EXERCISE DATA ->
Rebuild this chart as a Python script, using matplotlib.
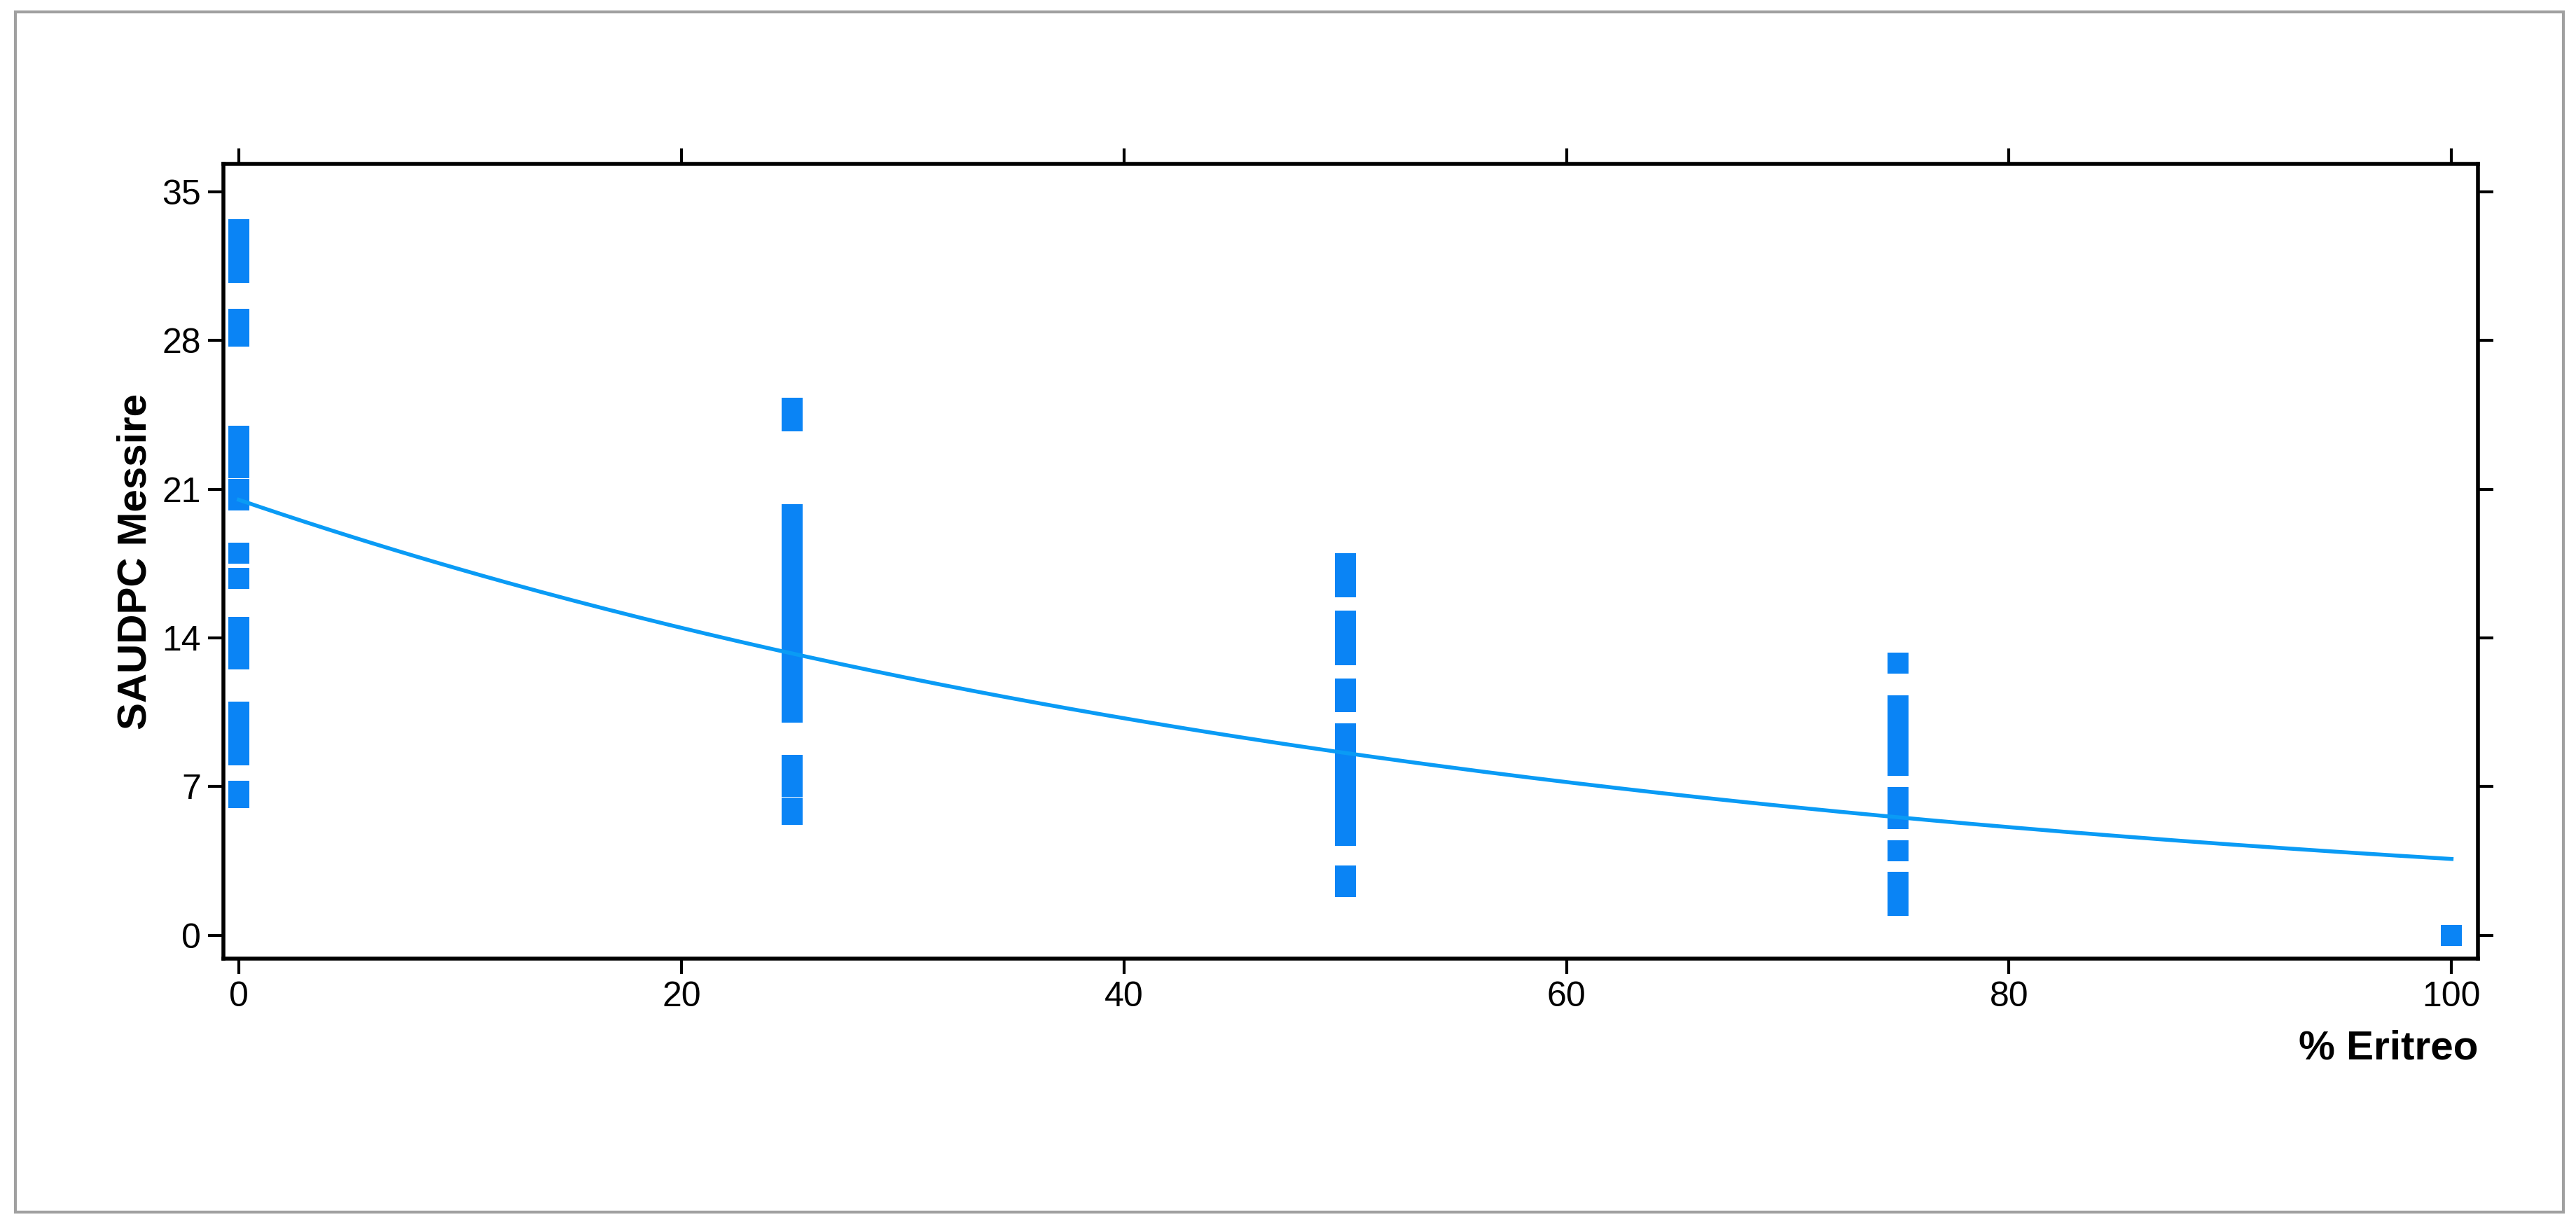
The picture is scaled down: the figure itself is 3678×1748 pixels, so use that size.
import matplotlib.pyplot as plt
import numpy as np
from matplotlib.patches import Rectangle

plt.rcParams['font.family'] = ['Liberation Sans', 'DejaVu Sans']

# % Eritreo and SAUDPC values
x0 = [0] * 28
y0 = [33.2, 32.8, 32.4, 32, 31.6, 31.2, 29, 28.6, 28.2, 23.5, 23, 22.5, 22, 21, 20.5,
      18, 16.8, 14.5, 14, 13.5, 13, 10.5, 10, 9.5, 9, 8.5, 6.8, 6.5]
x25 = [25] * 24
y25 = [24.8, 24.2, 19.8, 19.2, 18.6, 18, 17.5, 17, 16.5, 16, 15.5, 15, 14.5, 14, 13.5,
       12.8, 12.2, 11.6, 11, 10.5, 8, 7, 6, 5.7]
x50 = [50] * 22
y50 = [17.5, 17, 16.4, 14.8, 14.2, 13.2, 11.6, 11, 9.5, 9, 8.5, 8, 7.5, 7, 6.5, 6,
       5.5, 5, 4.7, 2.6, 2.3, 2.8]
x75 = [75] * 18
y75 = [12.8, 10.8, 10.4, 10, 9.6, 9.2, 8.8, 8.4, 8, 6.5, 6, 5.5, 4, 2.5, 2.2, 1.9, 1.6, 1.4]
x100 = [100]
y100 = [0]

# fitted exponential curve
fit_a = 20.5
fit_b = 0.0174

xs = x0 + x25 + x50 + x75 + x100
ys = y0 + y25 + y50 + y75 + y100
blue = '#0A84F5'

fig = plt.figure(figsize=(18.39, 8.74), dpi=200)
ax = fig.add_axes([0.0867, 0.217, 0.8753, 0.649])
ax.scatter(xs, ys, marker='s', s=11 ** 2, color=blue, linewidths=0, zorder=3)
xf = np.linspace(0, 100, 200)
ax.plot(xf, fit_a * np.exp(-fit_b * xf), color='#0A9BF5', lw=2, zorder=4)

ax.set_xlim(-0.7, 101.2)
ax.set_ylim(-1.08, 36.3)
ax.set_xticks([0, 20, 40, 60, 80, 100])
ax.set_yticks([0, 7, 14, 21, 28, 35])
ax.tick_params(direction='out', length=8, width=1.5, labelsize=18,
               top=True, right=True, labeltop=False, labelright=False)
for s in ax.spines.values():
    s.set_linewidth(2)
ax.set_ylabel('SAUDPC Messire', fontsize=21, fontweight='bold')
ax.text(1.0, -0.09, '% Eritreo', transform=ax.transAxes, ha='right', va='top',
        fontsize=21, fontweight='bold')

fig.patches.append(Rectangle((0.006, 0.01), 0.989, 0.98, transform=fig.transFigure,
                             fill=False, edgecolor='#A0A0A0', lw=1.5))
fig.savefig('out.png')
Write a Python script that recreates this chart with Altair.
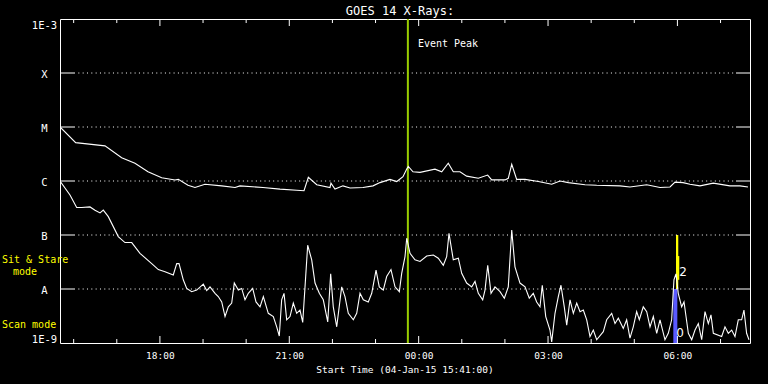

TASK BRIEF ->
Please quote exactly the run of lines that starts the entries and ends at the line containing "plt.rcParams['font.family'] = ['Liberation", leaving out every picture.

TASK OUTPUT ->
Rebuild this chart as a Python script, using matplotlib.
The picture is scaled down: the figure itself is 3678×1748 pixels, so use that size.
import matplotlib.pyplot as plt
import numpy as np
from matplotlib.patches import Rectangle

plt.rcParams['font.family'] = ['Liberation Sans', 'DejaVu Sans']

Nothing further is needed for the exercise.